THE CORPORATE LIBRARY

Related Party Transactions and Outside Related Director Information

Atheros Communications, Inc. (ATHR)

4/7/2006 Proxy Information

We have a consulting agreement with Teresa H. Meng, who is also a director. Dr. Meng’s consulting agreement is described above in the section entitled “Directors’ Compensation.”

We have entered into indemnification agreements with each of our current directors and executive officers. These agreements will require us to indemnify these individuals to the fullest extent permitted under Delaware law against liabilities that may arise by reason of their service to us, and to advance expenses incurred as a result of any proceeding against them as to which they could be indemnified. We also intend to enter into indemnification agreements with our future directors and executive officers. Insofar as indemnification for liabilities arising under the Securities Act may be permitted to directors, officers and persons controlling us pursuant to the foregoing provisions, we have been informed that in the opinion of the Securities and Exchange Commission, this indemnification is against public policy as expressed in the Securities Act and is therefore unenforceable.

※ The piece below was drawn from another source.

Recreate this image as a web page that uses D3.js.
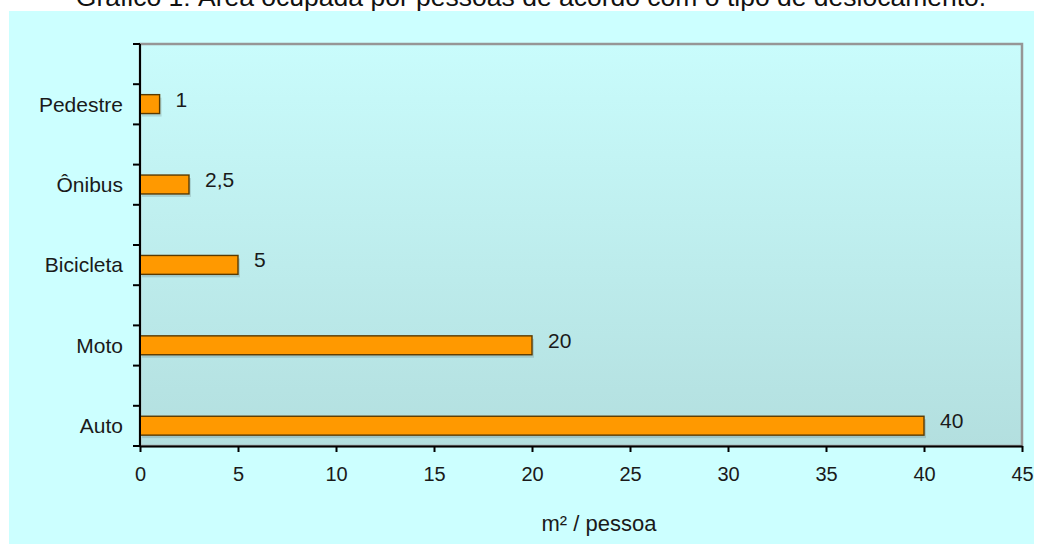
<!DOCTYPE html>
<html>
<head>
<meta charset="utf-8">
<script src="https://cdn.jsdelivr.net/npm/d3@7"></script>
<style>
    body { margin: 0; background: #fff; }
    svg { display: block; font-family: "Liberation Sans", Arial, sans-serif; }
</style>
</head>
<body>
<svg id="chart" width="1040" height="544"></svg>
<script>
// Área ocupada por pessoa (m²) por tipo de deslocamento
const categories = ['Pedestre', 'Ônibus', 'Bicicleta', 'Moto', 'Auto'];
const values = [1, 2.5, 5, 20, 40];
const valueLabels = ['1', '2,5', '5', '20', '40'];
const xTicks = [0, 5, 10, 15, 20, 25, 30, 35, 40, 45];

const svg = d3.select('#chart');
const width = 1040, height = 544;

const margin = { top: 44, right: 18, bottom: 98, left: 140 };
const innerWidth = width - margin.left - margin.right;
const innerHeight = height - margin.top - margin.bottom;

// Title (cut at the top of the picture)
svg.append('text')
    .attr('x', 531)
    .attr('y', 6)
    .attr('text-anchor', 'middle')
    .attr('fill', '#111')
    .attr('font-size', '26.5px')
    .text('Gráfico 1: Área ocupada por pessoas de acordo com o tipo de deslocamento.');

// Chart area background
svg.append('rect')
    .attr('x', 9)
    .attr('y', 11)
    .attr('width', 1025)
    .attr('height', height - 11)
    .attr('fill', '#ccffff');

const defs = svg.append('defs');
const grad = defs.append('linearGradient')
    .attr('id', 'plotGrad')
    .attr('x1', 0).attr('y1', 0).attr('x2', 0).attr('y2', 1);
grad.append('stop').attr('offset', '0%').attr('stop-color', '#c9fcfc');
grad.append('stop').attr('offset', '100%').attr('stop-color', '#b3dfdf');

const g = svg.append('g')
    .attr('transform', `translate(${margin.left}, ${margin.top})`);

// Plot area with gray frame
g.append('rect')
    .attr('width', innerWidth)
    .attr('height', innerHeight)
    .attr('fill', 'url(#plotGrad)')
    .attr('stroke', '#969696')
    .attr('stroke-width', 2.5);

const x = d3.scaleLinear()
    .domain([0, 45])
    .range([0, innerWidth]);

const y = d3.scaleBand()
    .domain(categories)
    .range([0, innerHeight]);

const bw = y.bandwidth();

// Bar shadows (soft gray strip under each bar)
g.append('g')
    .selectAll('rect')
    .data(categories)
    .enter()
    .append('rect')
    .attr('x', x(0) + 2)
    .attr('y', d => y(d) + bw * 0.63 + 3)
    .attr('width', (d, i) => x(values[i]) - x(0))
    .attr('height', bw * 0.235)
    .attr('fill', '#000')
    .attr('opacity', 0.12);

// Bars
g.append('g')
    .selectAll('rect')
    .data(categories)
    .enter()
    .append('rect')
    .attr('x', x(0))
    .attr('y', d => y(d) + bw * 0.63)
    .attr('width', (d, i) => x(values[i]) - x(0))
    .attr('height', bw * 0.235)
    .attr('fill', '#ff9900')
    .attr('stroke', '#5a3a00')
    .attr('stroke-width', 1.4);

// Value labels
g.append('g')
    .selectAll('text')
    .data(categories)
    .enter()
    .append('text')
    .attr('x', (d, i) => x(values[i]) + 16)
    .attr('y', d => y(d) + bw * 0.75 - 5)
    .attr('dy', '0.35em')
    .attr('fill', '#1a1a1a')
    .attr('font-size', '21px')
    .text((d, i) => valueLabels[i]);

// Y axis: line, ticks at band edges and midpoints, category names
const yAxis = g.append('g');
yAxis.append('line')
    .attr('x1', 0).attr('x2', 0)
    .attr('y1', 0).attr('y2', innerHeight)
    .attr('stroke', '#000')
    .attr('stroke-width', 2);

const yTickPos = d3.range(0, categories.length * 2 + 1).map(k => k * bw / 2);
yAxis.selectAll('.ytick')
    .data(yTickPos)
    .enter()
    .append('line')
    .attr('x1', -7).attr('x2', 0)
    .attr('y1', d => d).attr('y2', d => d)
    .attr('stroke', '#000')
    .attr('stroke-width', 2);

yAxis.selectAll('.ylabel')
    .data(categories)
    .enter()
    .append('text')
    .attr('x', -17)
    .attr('y', d => y(d) + bw * 0.75)
    .attr('dy', '0.35em')
    .attr('text-anchor', 'end')
    .attr('fill', '#1a1a1a')
    .attr('font-size', '21px')
    .text(d => d);

// X axis
const xAxis = g.append('g')
    .attr('transform', `translate(0, ${innerHeight})`)
    .call(d3.axisBottom(x).tickValues(xTicks).tickSize(6).tickSizeOuter(0).tickPadding(15));

xAxis.select('.domain').attr('stroke', '#000').attr('stroke-width', 2);
xAxis.selectAll('.tick line').attr('stroke', '#000').attr('stroke-width', 2);
xAxis.selectAll('.tick text')
    .attr('fill', '#1a1a1a')
    .attr('font-size', '20px')
    .attr('font-family', '"Liberation Sans", Arial, sans-serif');

// Axis title
svg.append('text')
    .attr('x', 599)
    .attr('y', 531)
    .attr('text-anchor', 'middle')
    .attr('fill', '#1a1a1a')
    .attr('font-size', '22px')
    .text('m² / pessoa');
</script>
</body>
</html>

We had an offer letter agreement with Thomas J. Foster, formerly our Vice President of Sales, entered into on October 21, 2001, that was terminated on March 6, 2006 in connection with Mr. Foster’s departure from Atheros. Under the agreement, Mr. Foster was originally entitled to an annual base salary of $175,000 and a target commission at 100% of quota of $150,000. In January 2004, Mr. Foster’s annual base salary was increased to $200,001, and in January 2005 his annual base salary was increased to $208,001. Pursuant to the offer letter, Mr. Foster was granted in 2001 an option to purchase 224,999 shares of common stock, with the first 25% vesting after one year of employment and the remaining shares vesting monthly over the following 36 months. The agreement provided that in the event Mr. Foster was involuntarily or constructively terminated within 13 months following a change of control, the vesting of his options would be accelerated by the lesser of six months or 50% and he would receive six months of his annual target salary. Options held by Mr. Foster that were not vested on March 6, 2006 have terminated. Pursuant to a severance and release agreement that we entered into with Mr. Foster in March 2006, we paid Mr. Foster severance in the amount of $104,000, equal to six months of his base salary, upon his termination in March 2006, and we have agreed to pay the health insurance coverage for Mr. Foster and his enrolled dependents for six months after the effective date of his termination.